In 1933, Congressman Beck, speaking from the
Congressional Record, states:
"I think of all the damnable heresies that have
ever been suggested in connection with the Constitution, the
doctrine of emergency is the worst. It means that when Congress
declares an emergency, there is no Constitution. This means its
death. It is the very doctrine that the German chancellor is
invoking today in the dying hours of the parliamentary body of
the German republic, namely, that because of an emergency, it
should grant to the German chancellor absolute power to pass any
law, even though the law contradicts the Constitution of the
German republic. Chancellor Hitler is at least frank about it.
We pay the Constitution lipservice, but the result is the same."
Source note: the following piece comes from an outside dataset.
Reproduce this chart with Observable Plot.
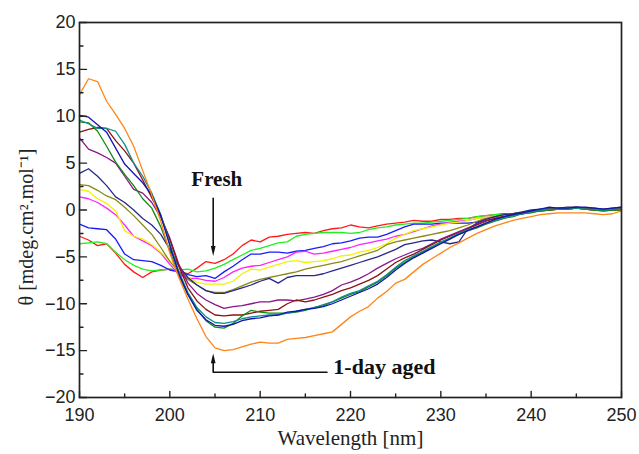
<!DOCTYPE html>
<html><head><meta charset="utf-8">
<script src="https://cdn.jsdelivr.net/npm/d3@7"></script>
<script src="https://cdn.jsdelivr.net/npm/@observablehq/plot@0.6"></script>
<style>html,body{margin:0;padding:0;background:#fff}svg{display:block}</style>
</head><body><div id="chart"></div>
<script>
const wavelength = [
190,191,192,193,194,195,196,197,198,199,
200,201,202,203,204,205,206,207,208,209,
210,211,212,213,214,215,216,217,218,219,
220,221,222,223,224,225,226,227,228,229,
230,231,232,233,234,235,236,237,238,239,
240,241,242,243,244,245,246,247,248,249,
250];

const red = [
-2.8,-3.2,-3.8,-3.6,-4.6,-5.8,-6.6,-7.2,-6.6,-6.4,
-6.3,-6.5,-6.8,-6.2,-5.5,-5.7,-5.3,-4.7,-3.8,-3.2,
-3.4,-2.9,-2.8,-2.6,-2.5,-2.4,-2.5,-2.2,-2.0,-1.9,
-1.6,-1.8,-1.9,-1.7,-1.5,-1.4,-1.3,-1.1,-1.2,-1.2,
-1.0,-1.0,-0.9,-0.9,-0.7,-0.6,-0.5,-0.4,-0.4,-0.3,
-0.2,-0.1,0.0,0.1,0.1,0.2,0.1,0.0,-0.1,0.0,
0.1];
const green = [
-3.6,-3.5,-3.4,-3.6,-4.5,-5.3,-5.9,-6.3,-6.5,-6.4,
-6.3,-6.4,-6.3,-6.6,-6.5,-6.2,-5.8,-5.3,-4.8,-4.3,
-4.1,-3.8,-3.5,-3.4,-2.8,-2.6,-2.5,-2.4,-2.4,-2.4,
-2.5,-2.4,-2.1,-1.9,-1.8,-1.6,-1.5,-1.4,-1.4,-1.3,
-1.2,-1.1,-1.0,-0.9,-0.7,-0.6,-0.5,-0.5,-0.4,-0.3,
-0.2,-0.1,0.0,0.1,0.1,0.2,0.2,0.1,0.0,0.0,
0.0];
const blue = [
-1.5,-1.9,-2.0,-2.1,-3.1,-4.7,-5.3,-5.4,-5.5,-5.9,
-6.4,-6.6,-6.9,-7.1,-7.0,-7.3,-6.6,-6.0,-5.3,-4.7,
-4.7,-4.5,-4.5,-4.6,-4.4,-4.3,-4.1,-3.9,-3.6,-3.5,
-3.3,-3.0,-2.9,-2.9,-2.6,-2.2,-1.8,-1.5,-1.5,-1.5,
-1.4,-1.4,-1.4,-1.4,-1.3,-0.9,-0.7,-0.6,-0.5,-0.4,
-0.2,0.0,0.2,0.1,0.1,0.2,0.1,0.0,0.0,0.1,
0.1];
const magenta = [
1.4,1.2,0.8,0.2,-0.5,-1.6,-2.8,-3.3,-3.8,-4.6,
-5.8,-6.9,-7.3,-7.3,-7.5,-7.6,-7.2,-6.6,-6.2,-6.0,
-5.9,-5.6,-5.3,-5.0,-4.5,-4.4,-4.7,-4.6,-4.4,-4.2,
-4.0,-3.7,-3.5,-3.3,-3.1,-2.8,-2.6,-2.3,-2.0,-1.7,
-1.5,-1.3,-1.2,-1.1,-0.9,-0.8,-0.7,-0.6,-0.4,-0.3,
-0.2,0.0,0.1,0.1,0.2,0.2,0.2,0.1,0.0,0.0,
0.1];
const yellow = [
2.2,2.0,1.2,0.7,-0.1,-2.2,-2.8,-3.1,-3.7,-4.5,
-5.4,-6.4,-7.2,-7.7,-7.9,-7.9,-7.9,-7.6,-6.8,-6.3,
-6.4,-6.1,-5.8,-5.5,-5.4,-5.6,-5.5,-5.4,-5.2,-4.9,
-4.8,-4.5,-4.3,-4.0,-3.6,-3.0,-2.6,-2.2,-2.0,-1.8,
-1.6,-1.4,-1.3,-1.1,-0.9,-0.8,-0.7,-0.6,-0.4,-0.3,
-0.2,-0.1,0.0,0.1,0.2,0.2,0.2,0.1,0.0,0.0,
0.0];
const darkYellow = [
2.7,2.6,2.1,1.5,1.1,0.3,-0.6,-1.6,-2.6,-4.0,
-5.5,-6.6,-7.4,-8.0,-8.6,-8.8,-8.8,-8.5,-8.1,-7.7,
-7.4,-7.2,-7.0,-6.8,-6.6,-6.3,-6.1,-5.9,-5.7,-5.5,
-5.2,-4.9,-4.6,-4.3,-3.7,-3.4,-3.2,-3.0,-2.8,-2.6,
-2.4,-2.2,-1.9,-1.6,-1.2,-0.9,-0.7,-0.5,-0.4,-0.3,
-0.2,-0.1,0.0,0.1,0.1,0.2,0.1,0.0,-0.1,0.0,
0.0];
const navy = [
3.9,4.4,3.6,2.6,1.4,0.8,0.0,-0.9,-1.6,-2.6,
-4.2,-6.0,-7.2,-8.0,-8.6,-8.9,-8.9,-8.6,-8.3,-8.0,
-7.6,-7.3,-7.8,-7.2,-7.0,-7.0,-7.0,-6.8,-6.5,-6.2,
-5.9,-5.6,-5.3,-5.0,-4.6,-4.2,-3.7,-3.5,-3.3,-3.2,
-3.4,-3.6,-3.4,-2.0,-1.4,-1.0,-0.7,-0.5,-0.4,-0.2,
0.0,0.1,0.1,0.2,0.3,0.3,0.2,0.2,0.1,0.2,
0.3];
const purple = [
7.7,6.5,6.1,5.6,5.0,3.6,2.2,1.8,0.8,-0.8,
-3.0,-5.8,-7.8,-8.9,-9.6,-10.1,-10.5,-10.3,-10.2,-10.0,
-9.8,-9.8,-9.6,-9.6,-9.7,-9.5,-9.3,-9.0,-8.6,-8.0,
-7.7,-7.3,-6.8,-6.2,-5.7,-5.2,-4.8,-4.4,-4.1,-3.6,
-3.1,-2.7,-2.3,-1.9,-1.5,-1.1,-0.9,-0.7,-0.5,-0.4,
-0.2,-0.1,0.0,0.1,0.2,0.2,0.2,0.1,0.0,0.0,
0.1];
const wine = [
8.3,8.6,8.8,8.7,7.4,6.3,5.0,3.2,1.3,-0.6,
-3.2,-6.0,-8.3,-9.7,-10.6,-11.2,-11.3,-11.2,-11.2,-11.0,
-10.8,-10.7,-10.6,-10.0,-9.6,-9.8,-9.6,-9.3,-9.0,-8.6,
-8.3,-7.9,-7.5,-7.0,-6.3,-5.6,-5.1,-4.7,-4.2,-3.7,
-3.2,-2.8,-2.4,-2.0,-1.6,-1.2,-0.9,-0.7,-0.5,-0.3,
-0.2,0.0,0.1,0.2,0.2,0.3,0.2,0.1,0.0,0.1,
0.1];
const olive = [
9.4,9.3,8.4,6.8,5.1,3.8,2.6,1.2,0.2,-1.8,
-4.4,-7.0,-9.0,-10.6,-11.8,-12.5,-12.6,-12.1,-11.3,-10.7,
-10.9,-11.0,-11.0,-11.0,-10.9,-10.7,-10.4,-10.2,-9.8,-9.4,
-9.0,-8.7,-8.2,-7.7,-7.0,-6.2,-5.6,-5.0,-4.5,-4.0,
-3.5,-3.0,-2.6,-2.2,-1.9,-1.5,-1.2,-0.9,-0.7,-0.4,
-0.3,-0.1,0.0,0.1,0.1,0.2,0.1,0.0,-0.1,0.0,
0.0];
const darkCyan = [
9.6,9.2,8.7,8.7,8.4,7.0,5.0,3.6,1.8,-0.5,
-3.6,-6.6,-8.8,-10.4,-11.4,-12.0,-12.1,-11.9,-11.6,-11.4,
-11.3,-11.2,-11.2,-11.0,-10.8,-10.6,-10.4,-10.1,-9.8,-9.3,
-8.9,-8.6,-8.1,-7.6,-6.9,-6.1,-5.4,-4.9,-4.4,-3.9,
-3.4,-3.0,-2.5,-2.1,-1.8,-1.4,-1.1,-0.8,-0.6,-0.4,
-0.2,0.0,0.1,0.1,0.2,0.2,0.1,0.1,0.0,0.1,
0.1];
const royal = [
10.1,9.9,9.1,8.3,6.6,4.9,3.9,2.9,1.6,-0.6,
-3.8,-6.8,-9.0,-10.7,-11.7,-12.3,-12.4,-12.2,-11.8,-11.6,
-11.5,-11.3,-11.2,-10.9,-10.8,-10.6,-10.5,-10.3,-10.0,-9.6,
-9.2,-8.8,-8.4,-7.9,-7.2,-6.4,-5.7,-5.1,-4.6,-4.1,
-3.6,-3.1,-2.6,-2.2,-1.8,-1.4,-1.0,-0.7,-0.5,-0.3,
-0.1,0.1,0.3,0.2,0.2,0.3,0.3,0.2,0.1,0.2,
0.3];
const orange = [
12.3,14.0,13.7,11.6,10.2,8.7,6.8,4.2,1.6,-1.2,
-4.6,-7.2,-9.5,-11.6,-13.5,-14.7,-15.0,-14.9,-14.6,-14.3,
-14.1,-14.2,-14.2,-13.8,-13.7,-13.6,-13.4,-13.2,-13.0,-12.2,
-11.4,-10.8,-10.3,-9.4,-8.7,-7.8,-7.4,-6.6,-5.8,-5.2,
-4.6,-4.0,-3.5,-3.0,-2.5,-2.1,-1.7,-1.4,-1.1,-0.9,
-0.7,-0.5,-0.4,-0.3,-0.3,-0.3,-0.3,-0.4,-0.5,-0.4,
-0.1];

const seriesNames = ["red","green","blue","magenta","yellow","darkYellow","navy","purple","wine","olive","darkCyan","royal","orange"];
const seriesValues = [red, green, blue, magenta, yellow, darkYellow, navy, purple, wine, olive, darkCyan, royal, orange];
const seriesColors = ["#ff1a1a","#22ee22","#1a1aff","#ff22ff","#f2f200","#8a8a14","#28288c","#8a168a","#8a1414","#128a12","#128c8c","#1414b0","#ff8516"];

const xTicks = [190,200,210,220,230,240,250];
const xMinorTicks = [195,205,215,225,235,245];
const yTicks = [-20,-15,-10,-5,0,5,10,15,20];
const yMinorTicks = [-17.5,-12.5,-7.5,-2.5,2.5,7.5,12.5,17.5];

const xLabel = "Wavelength [nm]";
const yLabel = "θ [mdeg.cm².mol⁻¹]";

// annotations (data coordinates)
const freshLabel = [{x: 205.2, y: 3.3, text: "Fresh"}];
const freshArrow = [{x1: 204.8, y1: 1.3, x2: 204.8, y2: -4.2}];
const freshTip = [{x: 204.8, y: -4.9}];
const agedLabel = [{x: 218.1, y: -16.7, text: "1-day aged"}];
const agedPath = [{x: 217.4, y: -17.3}, {x: 204.8, y: -17.3}, {x: 204.8, y: -16.0}];
const agedTip = [{x: 204.8, y: -15.3}];

const rows = [];
seriesNames.forEach((name, i) => {
  wavelength.forEach((w, j) => rows.push({series: name, wl: w, v: seriesValues[i][j]}));
});

const arrowHead = {
  draw(ctx, size) {
    const s = Math.sqrt(size);
    ctx.moveTo(0, 0);
    ctx.lineTo(-s * 0.24, s);
    ctx.lineTo(s * 0.24, s);
    ctx.closePath();
  }
};
const tickShape = {
  draw(ctx, l) { ctx.moveTo(0, 0); ctx.lineTo(0, -l); }
};

const axisColor = "#222";
const serif = "'Liberation Serif', 'Times New Roman', serif";
const chart = Plot.plot({
  width: 639,
  height: 454,
  marginLeft: 79,
  marginRight: 18,
  marginTop: 22,
  marginBottom: 57,
  style: {background: "#fff", fontFamily: "'Liberation Sans', Arial, sans-serif"},
  x: {domain: [190, 250]},
  y: {domain: [-20, 20]},
  color: {domain: seriesNames, range: seriesColors},
  marks: [
    Plot.line(rows, {x: "wl", y: "v", z: "series", stroke: "series", strokeWidth: 1.3}),
    Plot.frame({stroke: axisColor, strokeWidth: 1.7}),
    Plot.vector(xTicks, {x: d => d, frameAnchor: "bottom", length: 6, anchor: "start", shape: tickShape, stroke: axisColor, strokeWidth: 1.4}),
    Plot.vector(xMinorTicks, {x: d => d, frameAnchor: "bottom", length: 3.5, anchor: "start", shape: tickShape, stroke: axisColor, strokeWidth: 1.4}),
    Plot.vector(yTicks, {y: d => d, frameAnchor: "left", length: 7, rotate: 90, anchor: "start", shape: tickShape, stroke: axisColor, strokeWidth: 1.4}),
    Plot.vector(yMinorTicks, {y: d => d, frameAnchor: "left", length: 3.5, rotate: 90, anchor: "start", shape: tickShape, stroke: axisColor, strokeWidth: 1.4}),
    Plot.axisX({ticks: xTicks, tickSize: 0, tickPadding: 11, label: null, fontSize: 18, fill: axisColor}),
    Plot.axisY({ticks: yTicks, tickSize: 0, tickPadding: 4, label: null, fontSize: 18, fill: axisColor}),
    Plot.text([xLabel], {frameAnchor: "bottom", dy: 41, fontSize: 21, fontFamily: serif, fill: axisColor, textAnchor: "middle", lineAnchor: "middle"}),
    Plot.text([yLabel], {frameAnchor: "left", dx: -53, dy: 17, rotate: -90, fontSize: 20, fontFamily: serif, fill: axisColor, textAnchor: "middle", lineAnchor: "middle"}),
    Plot.text(freshLabel, {x: "x", y: "y", text: "text", fontSize: 21, fontWeight: "bold", fontFamily: serif, fill: "#111"}),
    Plot.link(freshArrow, {x1: "x1", y1: "y1", x2: "x2", y2: "y2", stroke: "#111", strokeWidth: 1.6}),
    Plot.dot(freshTip, {x: "x", y: "y", symbol: arrowHead, r: 5.6, rotate: 180, fill: "#111", stroke: "none"}),
    Plot.text(agedLabel, {x: "x", y: "y", text: "text", textAnchor: "start", fontSize: 22, fontWeight: "bold", fontFamily: serif, fill: "#111"}),
    Plot.line(agedPath, {x: "x", y: "y", stroke: "#111", strokeWidth: 1.6}),
    Plot.dot(agedTip, {x: "x", y: "y", symbol: arrowHead, r: 5.6, fill: "#111", stroke: "none"})
  ]
});
document.getElementById("chart").appendChild(chart);
</script>
</body></html>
"But the Constitution of the United States, as a
restraining influence in keeping the federal government within
the carefully prescribed channels of power, is moribund, if not
dead. We are witnessing its death-agonies, for when this bill
becomes a law, if unhappily it becomes a law, there is no longer
any workable Constitution to keep the Congress within the limits
of its Constitutional powers."
What bill is Congressman Beck talking about? In 1933, "the House
passed the Farm Bill by a vote of more than three to one."
Again, we see the doctrine of emergency. Once an emergency is
declared, there is no Constitution. The cause and effect of the
doctrine of emergency is the subject of this Report.
In 1973, in Senate Report 93-549, the first
sentence reads:
"Since March the 9th, 1933, the United States has
been in a state of declared national emergency."